Si è entrati, forse, in un epoca di “tecno-feudalesimo?”
“Io penso che siamo in un’epoca in cui assistiamo alla nascita di Stati non Stati”, precisa il direttore, “piattaforme talmente grandi e talmente importanti e rette con delle regole che hanno un’incidenza che esonda nel posto in cui si applica, cioè quello che noi vediamo e che viene regolato su Facebook o su X o su Instagram, ha un effetto sulla nostra vita che va oltre la sola piattaforma”.
“Quindi assistiamo ad uno scontro tra la politica che regola il mondo reale, cioè il mondo in cui viviamo fatto dei confini nazionali a cui siamo abituati, e una diplomazia guidata dalle aziende e dalle piattaforme che invece gestisce e maneggia i confini di questo altro spazio della nostra vita. E spesso gli interessi non sono allineati, anzi confliggono”. Il responsabile delle rivista italiana non esclude che Zuckerberg stia progettando di dare più visibilità a quei contenuti più incendiari o polemici, magari non necessariamente solo falsi, per avere più reazioni e per mantenere gli utenti all’interno delle piattaforme.
L’esperto italiano addita queste come funzionali all’intrattenimento.
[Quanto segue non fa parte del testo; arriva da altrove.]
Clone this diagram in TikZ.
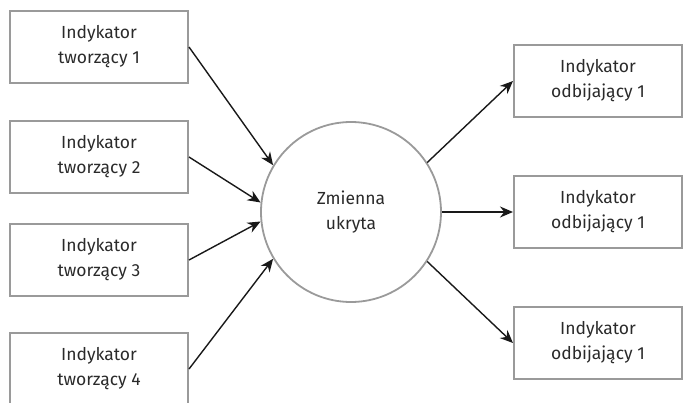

Quindi, se funziona meglio un post polemico perché questo scatena una ridda di commenti, quindi tiene la gente incollata dal punto di vista del business della società, forse, dice, tanto meglio. “Un business magari non particolarmente visionario, conclude, perché ne conosciamo ormai le conseguenze di questo tipo di atteggiamento, ma pur sempre un business”.